Looking at the listing beneath, work out how many lines hold "matplotlib" and report only that figure.
-------------------------
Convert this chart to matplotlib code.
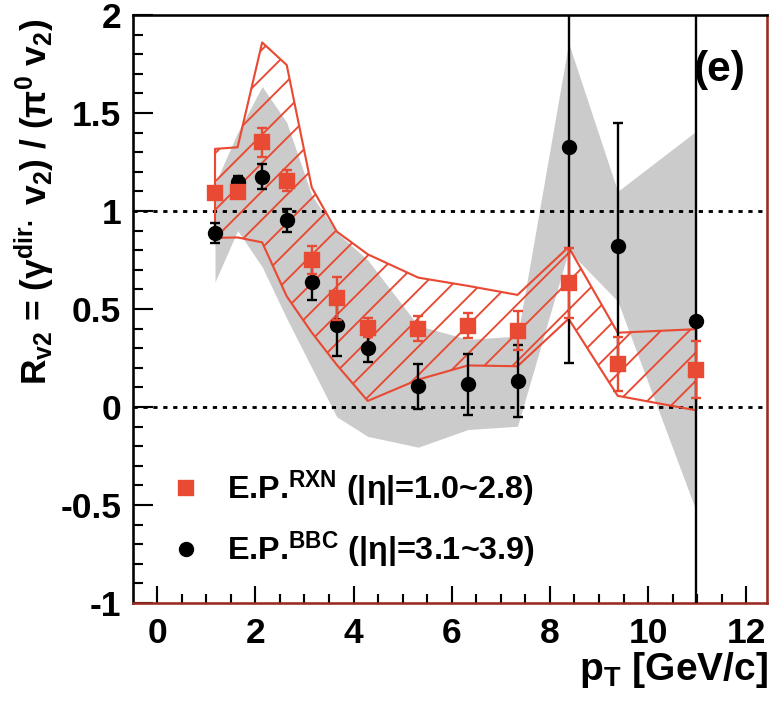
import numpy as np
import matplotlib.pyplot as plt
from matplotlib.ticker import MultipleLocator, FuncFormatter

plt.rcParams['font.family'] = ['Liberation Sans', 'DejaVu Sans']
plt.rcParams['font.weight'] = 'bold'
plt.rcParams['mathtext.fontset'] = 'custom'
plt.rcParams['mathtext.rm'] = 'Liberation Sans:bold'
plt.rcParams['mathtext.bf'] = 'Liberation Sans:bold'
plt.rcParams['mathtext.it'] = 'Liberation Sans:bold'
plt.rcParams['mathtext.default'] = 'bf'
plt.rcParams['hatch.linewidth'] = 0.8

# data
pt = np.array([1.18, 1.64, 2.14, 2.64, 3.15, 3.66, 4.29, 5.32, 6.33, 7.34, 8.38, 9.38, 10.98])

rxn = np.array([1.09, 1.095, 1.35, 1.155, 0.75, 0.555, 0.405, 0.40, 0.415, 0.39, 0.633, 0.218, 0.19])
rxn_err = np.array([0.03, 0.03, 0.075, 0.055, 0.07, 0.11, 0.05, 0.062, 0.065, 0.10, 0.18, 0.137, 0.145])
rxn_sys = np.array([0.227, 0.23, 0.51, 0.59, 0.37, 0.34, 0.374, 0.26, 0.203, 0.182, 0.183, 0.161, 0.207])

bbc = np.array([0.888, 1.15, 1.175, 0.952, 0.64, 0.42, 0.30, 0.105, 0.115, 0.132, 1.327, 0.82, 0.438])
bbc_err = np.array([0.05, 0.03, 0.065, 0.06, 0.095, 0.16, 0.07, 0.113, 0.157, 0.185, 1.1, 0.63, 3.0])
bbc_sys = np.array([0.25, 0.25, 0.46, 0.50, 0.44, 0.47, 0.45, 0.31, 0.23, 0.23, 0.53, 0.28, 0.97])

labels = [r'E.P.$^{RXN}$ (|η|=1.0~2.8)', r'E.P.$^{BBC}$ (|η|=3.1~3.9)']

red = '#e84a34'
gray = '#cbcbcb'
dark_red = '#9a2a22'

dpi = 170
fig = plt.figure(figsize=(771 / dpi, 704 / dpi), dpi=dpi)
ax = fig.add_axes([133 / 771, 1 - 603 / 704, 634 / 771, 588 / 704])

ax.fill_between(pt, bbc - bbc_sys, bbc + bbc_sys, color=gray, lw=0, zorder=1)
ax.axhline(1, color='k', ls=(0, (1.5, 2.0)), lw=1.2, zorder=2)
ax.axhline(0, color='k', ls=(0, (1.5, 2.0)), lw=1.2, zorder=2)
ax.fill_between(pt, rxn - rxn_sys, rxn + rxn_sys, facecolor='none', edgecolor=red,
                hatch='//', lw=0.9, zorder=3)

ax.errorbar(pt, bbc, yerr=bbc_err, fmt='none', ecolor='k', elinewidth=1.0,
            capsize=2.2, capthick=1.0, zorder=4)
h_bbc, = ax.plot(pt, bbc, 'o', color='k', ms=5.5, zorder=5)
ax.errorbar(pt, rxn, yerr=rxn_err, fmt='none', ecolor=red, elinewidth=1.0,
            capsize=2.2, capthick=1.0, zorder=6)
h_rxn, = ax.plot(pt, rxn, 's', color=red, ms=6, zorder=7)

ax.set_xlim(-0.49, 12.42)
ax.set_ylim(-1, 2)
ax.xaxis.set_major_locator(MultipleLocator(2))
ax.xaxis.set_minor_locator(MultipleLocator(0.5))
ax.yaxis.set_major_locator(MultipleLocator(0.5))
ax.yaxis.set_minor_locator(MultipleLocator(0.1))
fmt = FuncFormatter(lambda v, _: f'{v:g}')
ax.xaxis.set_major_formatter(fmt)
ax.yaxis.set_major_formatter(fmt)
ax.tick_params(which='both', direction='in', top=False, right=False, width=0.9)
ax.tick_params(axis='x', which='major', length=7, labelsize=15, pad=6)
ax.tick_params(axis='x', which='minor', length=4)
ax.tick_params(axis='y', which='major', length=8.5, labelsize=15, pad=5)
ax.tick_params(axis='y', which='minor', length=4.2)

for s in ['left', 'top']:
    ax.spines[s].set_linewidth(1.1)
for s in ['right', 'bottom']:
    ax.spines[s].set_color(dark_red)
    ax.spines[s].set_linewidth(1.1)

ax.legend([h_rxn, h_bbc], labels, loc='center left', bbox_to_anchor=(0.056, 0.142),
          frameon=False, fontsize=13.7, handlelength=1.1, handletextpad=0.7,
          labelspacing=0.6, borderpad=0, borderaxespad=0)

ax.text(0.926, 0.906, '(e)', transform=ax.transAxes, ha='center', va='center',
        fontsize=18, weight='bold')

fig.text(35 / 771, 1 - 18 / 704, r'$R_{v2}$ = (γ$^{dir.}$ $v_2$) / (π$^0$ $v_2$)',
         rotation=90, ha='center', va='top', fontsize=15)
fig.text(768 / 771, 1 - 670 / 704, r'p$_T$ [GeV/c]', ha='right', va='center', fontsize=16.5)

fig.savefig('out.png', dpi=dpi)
-------------------------
**SOLUTION TO THIS EXERCISE**
3